Figure scripts
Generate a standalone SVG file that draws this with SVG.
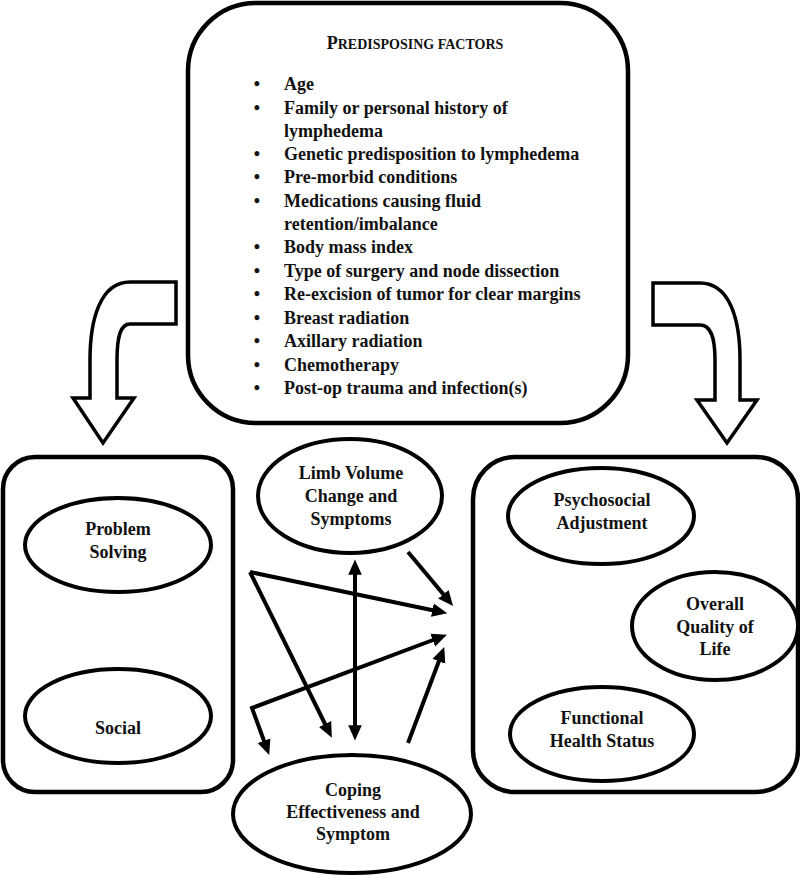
<svg xmlns="http://www.w3.org/2000/svg" width="800" height="876" viewBox="0 0 800 876">
<style>
  .box { fill: #fff; stroke: #000; stroke-width: 4.5; }
  .ell { fill: #fff; stroke: #000; stroke-width: 4; }
  .blk { fill: #fff; stroke: #000; stroke-width: 3.5; stroke-linejoin: miter; }
  .t { font-family: "Liberation Serif", "Times New Roman", serif; font-weight: bold; font-size: 18px; fill: #111; }
  .c { text-anchor: middle; }
  .con { fill: none; stroke: #000; stroke-width: 4; }
</style>
<defs>
  <marker id="ah" markerWidth="4" markerHeight="4" refX="2.2" refY="2" orient="auto-start-reverse" markerUnits="strokeWidth">
    <path d="M0,0.3 L3.8,2 L0,3.7 Z" fill="#000"/>
  </marker>
</defs>
<rect width="800" height="876" fill="#fff"/>

<g id="predisposing">
  <rect class="box" x="188" y="3" width="440" height="420" rx="68" ry="68"/>
  <text class="t c" x="415" y="49"><tspan font-size="18">P</tspan><tspan font-size="14">REDISPOSING FACTORS</tspan></text>
  <g class="t">
    <text x="257" y="90" class="c">•</text><text x="284" y="90">Age</text>
    <text x="257" y="114" class="c">•</text><text x="284" y="114">Family or personal history of</text>
    <text x="284" y="137">lymphedema</text>
    <text x="257" y="160" class="c">•</text><text x="284" y="160">Genetic predisposition to lymphedema</text>
    <text x="257" y="183" class="c">•</text><text x="284" y="183">Pre-morbid conditions</text>
    <text x="257" y="207" class="c">•</text><text x="284" y="207">Medications causing fluid</text>
    <text x="284" y="230">retention/imbalance</text>
    <text x="257" y="253" class="c">•</text><text x="284" y="253">Body mass index</text>
    <text x="257" y="277" class="c">•</text><text x="284" y="277">Type of surgery and node dissection</text>
    <text x="257" y="300" class="c">•</text><text x="284" y="300">Re-excision of tumor for clear margins</text>
    <text x="257" y="324" class="c">•</text><text x="284" y="324">Breast radiation</text>
    <text x="257" y="347" class="c">•</text><text x="284" y="347">Axillary radiation</text>
    <text x="257" y="371" class="c">•</text><text x="284" y="371">Chemotherapy</text>
    <text x="257" y="394" class="c">•</text><text x="284" y="394">Post-op trauma and infection(s)</text>
  </g>
</g>

<g id="block-arrows">
  <path class="blk" d="M176,282 L130,282 C100,282 90,320 90,360 L90,398 L73,398 L103,443 L134,398 L117,398 L117,360 C117,335 121,324 130,324 L176,324 Z"/>
  <path class="blk" d="M653,283 L700,283 C730,283 740,320 740,360 L740,400 L757,400 L727,443 L697,400 L715,400 L715,360 C715,335 710,325 700,325 L653,325 Z"/>
</g>

<g id="coping-styles">
  <rect class="box" x="3" y="457" width="230" height="335" rx="32" ry="32"/>
</g>
<g id="problem-solving">
  <ellipse class="ell" cx="118" cy="545" rx="93" ry="47"/>
  <text class="t c" x="118" y="535">Problem</text>
  <text class="t c" x="118" y="558">Solving</text>
</g>
<g id="social">
  <ellipse class="ell" cx="118" cy="716" rx="93" ry="47"/>
  <text class="t c" x="118" y="734">Social</text>
</g>

<g id="outcomes">
  <rect class="box" x="473" y="457" width="325" height="335" rx="42" ry="42"/>
</g>
<g id="psychosocial">
  <ellipse class="ell" cx="601" cy="516" rx="93" ry="48"/>
  <text class="t c" x="602" y="506">Psychosocial</text>
  <text class="t c" x="602" y="529">Adjustment</text>
</g>
<g id="quality-of-life">
  <ellipse class="ell" cx="715" cy="626" rx="83" ry="54"/>
  <text class="t c" x="715" y="610">Overall</text>
  <text class="t c" x="715" y="633">Quality of</text>
  <text class="t c" x="715" y="655">Life</text>
</g>
<g id="functional">
  <ellipse class="ell" cx="602" cy="734" rx="92" ry="47"/>
  <text class="t c" x="602" y="724">Functional</text>
  <text class="t c" x="602" y="747">Health Status</text>
</g>

<g id="limb-volume">
  <ellipse class="ell" cx="350" cy="496" rx="92" ry="57"/>
  <text class="t c" x="351" y="479">Limb Volume</text>
  <text class="t c" x="351" y="502">Change and</text>
  <text class="t c" x="351" y="525">Symptoms</text>
</g>
<g id="coping-effectiveness">
  <ellipse class="ell" cx="352" cy="814" rx="119" ry="59"/>
  <text class="t c" x="353" y="796">Coping</text>
  <text class="t c" x="353" y="818">Effectiveness and</text>
  <text class="t c" x="353" y="840">Symptom</text>
</g>

<g id="connectors">
  <path class="con" d="M408,552 L449,601" marker-end="url(#ah)"/>
  <path class="con" d="M250,572 L441,612" marker-end="url(#ah)"/>
  <path class="con" d="M250,572 L329,732" marker-end="url(#ah)"/>
  <path class="con" d="M355,566 L355,734" marker-start="url(#ah)" marker-end="url(#ah)"/>
  <path class="con" d="M267,749 L252,708 L441,637" marker-start="url(#ah)" marker-end="url(#ah)"/>
  <path class="con" d="M408,743 L442,653" marker-end="url(#ah)"/>
</g>
</svg>
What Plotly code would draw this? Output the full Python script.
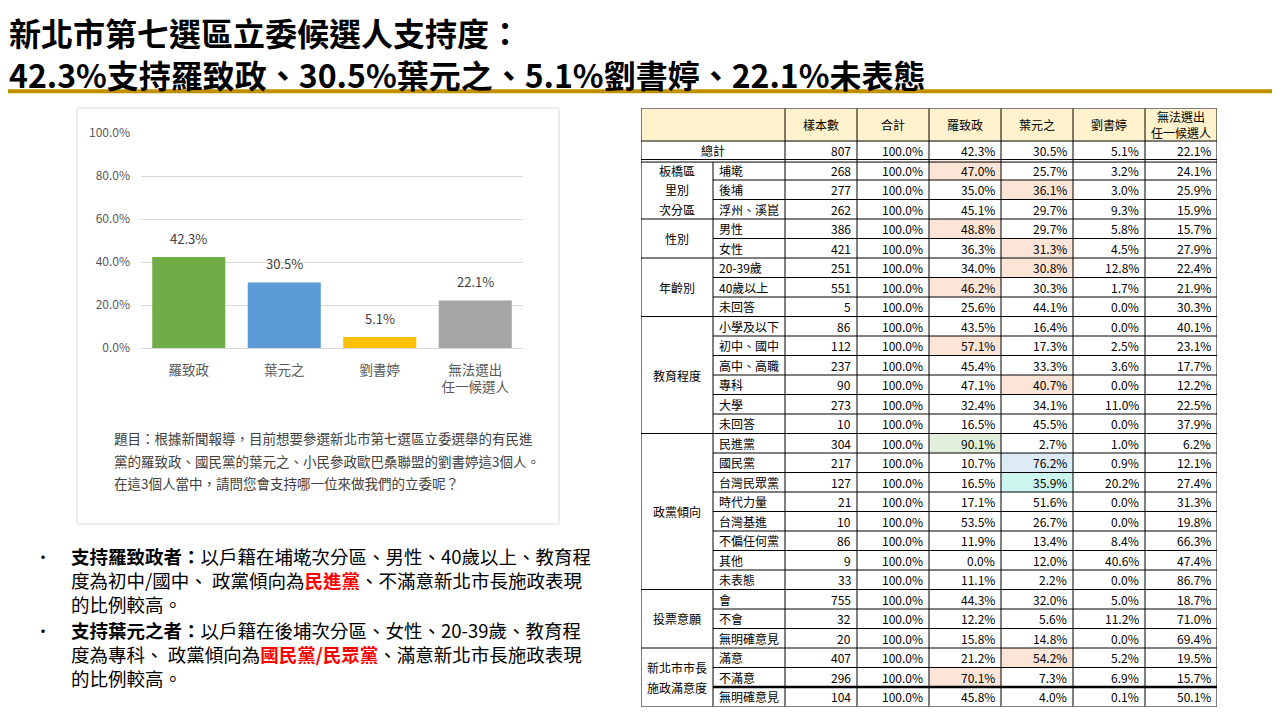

Brief: Repeat the data exactly, dropping every picture it holds.

The completed task:
Generate a standalone SVG file that draws this with SVG.
<svg xmlns="http://www.w3.org/2000/svg" width="800" height="876" viewBox="0 0 800 876">
<style>
  .box { fill: #fff; stroke: #000; stroke-width: 4.5; }
  .ell { fill: #fff; stroke: #000; stroke-width: 4; }
  .blk { fill: #fff; stroke: #000; stroke-width: 3.5; stroke-linejoin: miter; }
  .t { font-family: "Liberation Serif", "Times New Roman", serif; font-weight: bold; font-size: 18px; fill: #111; }
  .c { text-anchor: middle; }
  .con { fill: none; stroke: #000; stroke-width: 4; }
</style>
<defs>
  <marker id="ah" markerWidth="4" markerHeight="4" refX="2.2" refY="2" orient="auto-start-reverse" markerUnits="strokeWidth">
    <path d="M0,0.3 L3.8,2 L0,3.7 Z" fill="#000"/>
  </marker>
</defs>
<rect width="800" height="876" fill="#fff"/>

<g id="predisposing">
  <rect class="box" x="188" y="3" width="440" height="420" rx="68" ry="68"/>
  <text class="t c" x="415" y="49"><tspan font-size="18">P</tspan><tspan font-size="14">REDISPOSING FACTORS</tspan></text>
  <g class="t">
    <text x="257" y="90" class="c">•</text><text x="284" y="90">Age</text>
    <text x="257" y="114" class="c">•</text><text x="284" y="114">Family or personal history of</text>
    <text x="284" y="137">lymphedema</text>
    <text x="257" y="160" class="c">•</text><text x="284" y="160">Genetic predisposition to lymphedema</text>
    <text x="257" y="183" class="c">•</text><text x="284" y="183">Pre-morbid conditions</text>
    <text x="257" y="207" class="c">•</text><text x="284" y="207">Medications causing fluid</text>
    <text x="284" y="230">retention/imbalance</text>
    <text x="257" y="253" class="c">•</text><text x="284" y="253">Body mass index</text>
    <text x="257" y="277" class="c">•</text><text x="284" y="277">Type of surgery and node dissection</text>
    <text x="257" y="300" class="c">•</text><text x="284" y="300">Re-excision of tumor for clear margins</text>
    <text x="257" y="324" class="c">•</text><text x="284" y="324">Breast radiation</text>
    <text x="257" y="347" class="c">•</text><text x="284" y="347">Axillary radiation</text>
    <text x="257" y="371" class="c">•</text><text x="284" y="371">Chemotherapy</text>
    <text x="257" y="394" class="c">•</text><text x="284" y="394">Post-op trauma and infection(s)</text>
  </g>
</g>

<g id="block-arrows">
  <path class="blk" d="M176,282 L130,282 C100,282 90,320 90,360 L90,398 L73,398 L103,443 L134,398 L117,398 L117,360 C117,335 121,324 130,324 L176,324 Z"/>
  <path class="blk" d="M653,283 L700,283 C730,283 740,320 740,360 L740,400 L757,400 L727,443 L697,400 L715,400 L715,360 C715,335 710,325 700,325 L653,325 Z"/>
</g>

<g id="coping-styles">
  <rect class="box" x="3" y="457" width="230" height="335" rx="32" ry="32"/>
</g>
<g id="problem-solving">
  <ellipse class="ell" cx="118" cy="545" rx="93" ry="47"/>
  <text class="t c" x="118" y="535">Problem</text>
  <text class="t c" x="118" y="558">Solving</text>
</g>
<g id="social">
  <ellipse class="ell" cx="118" cy="716" rx="93" ry="47"/>
  <text class="t c" x="118" y="734">Social</text>
</g>

<g id="outcomes">
  <rect class="box" x="473" y="457" width="325" height="335" rx="42" ry="42"/>
</g>
<g id="psychosocial">
  <ellipse class="ell" cx="601" cy="516" rx="93" ry="48"/>
  <text class="t c" x="602" y="506">Psychosocial</text>
  <text class="t c" x="602" y="529">Adjustment</text>
</g>
<g id="quality-of-life">
  <ellipse class="ell" cx="715" cy="626" rx="83" ry="54"/>
  <text class="t c" x="715" y="610">Overall</text>
  <text class="t c" x="715" y="633">Quality of</text>
  <text class="t c" x="715" y="655">Life</text>
</g>
<g id="functional">
  <ellipse class="ell" cx="602" cy="734" rx="92" ry="47"/>
  <text class="t c" x="602" y="724">Functional</text>
  <text class="t c" x="602" y="747">Health Status</text>
</g>

<g id="limb-volume">
  <ellipse class="ell" cx="350" cy="496" rx="92" ry="57"/>
  <text class="t c" x="351" y="479">Limb Volume</text>
  <text class="t c" x="351" y="502">Change and</text>
  <text class="t c" x="351" y="525">Symptoms</text>
</g>
<g id="coping-effectiveness">
  <ellipse class="ell" cx="352" cy="814" rx="119" ry="59"/>
  <text class="t c" x="353" y="796">Coping</text>
  <text class="t c" x="353" y="818">Effectiveness and</text>
  <text class="t c" x="353" y="840">Symptom</text>
</g>

<g id="connectors">
  <path class="con" d="M408,552 L449,601" marker-end="url(#ah)"/>
  <path class="con" d="M250,572 L441,612" marker-end="url(#ah)"/>
  <path class="con" d="M250,572 L329,732" marker-end="url(#ah)"/>
  <path class="con" d="M355,566 L355,734" marker-start="url(#ah)" marker-end="url(#ah)"/>
  <path class="con" d="M267,749 L252,708 L441,637" marker-start="url(#ah)" marker-end="url(#ah)"/>
  <path class="con" d="M408,743 L442,653" marker-end="url(#ah)"/>
</g>
</svg>
What Plotly code would draw this? Output the full Python script.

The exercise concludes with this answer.